Urban rail experts and travellers alike had studied the CRS possibility, campaigned for the service for long. The City, they are convinced, couldn’t have a better facility than CRS to boost its connectivity with Mandya, Bangarpet, Tumkur, Hosur, Chickaballapur, Doddaballapur, Nelamangala and Kanakpura. With Karnataka’s own Mallikarjun Kharge as Union Railway Minister, 2014 could be the year of CRS, notes Sanjeev D., a transportation expert. Says he, “Kharge should push for it this year. No other big infrastructure projects are in the pipeline for Bangalore in 2014.”

Also on the railways agenda for the new year is the much-needed expansion of the crowded City Railway Station with the addition of the 3.5 acre Binny Mills land; upgradation of Yelahanka, Banaswadi and Baiyappanahalli railway stations and doubling of the Yeshwanthpur - Yelahanka and Yelahanka - Channasandra lines. 

Sustainable water supply

But a wish list for 2014 could not depend on mere announcements by the State Government, feels urban planning expert, V. Ravichandar. “The biggest challenge for 2014 is the widespread perception that the State does not care for Bangalore. To change this, the government will have to get into action mode. They keep saying they have set aside Rs. 600 crore for developing the city. I don’t see any effect of that money on the ground,” he points out.

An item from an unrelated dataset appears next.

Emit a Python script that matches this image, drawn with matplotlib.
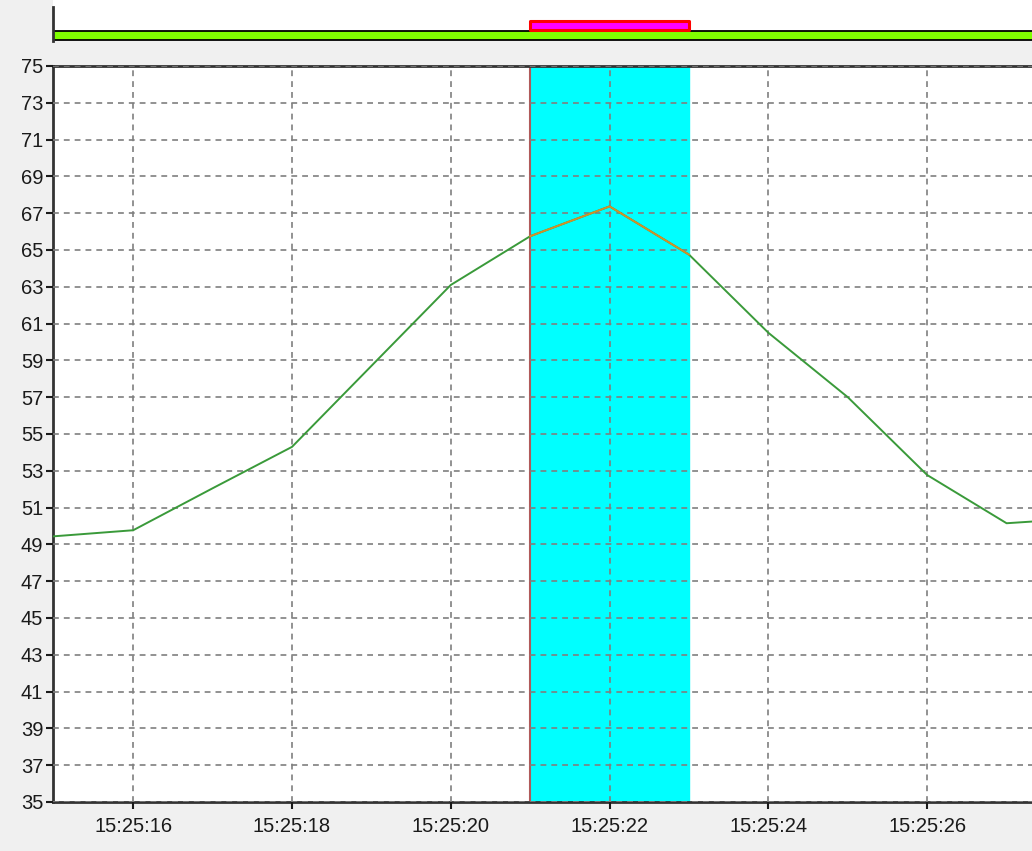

Besides concrete action on better roads and traffic management, better garbage disposal mechanisms, the city will have to figure out ways for sustainable water supply, according to Ravichandar. With the ground water table depleting to irreversible levels, the government has to act fast. A multi-pronged strategy should involve arresting the unbridled encroachment of lakes, strict regulations on digging borewells, improved and enhanced treatment of waste water, and curbing water pilferage and wasteage. The much talked about rainwater harvesting could also make a difference, if serious efforts are made to spread awareness in the coming year.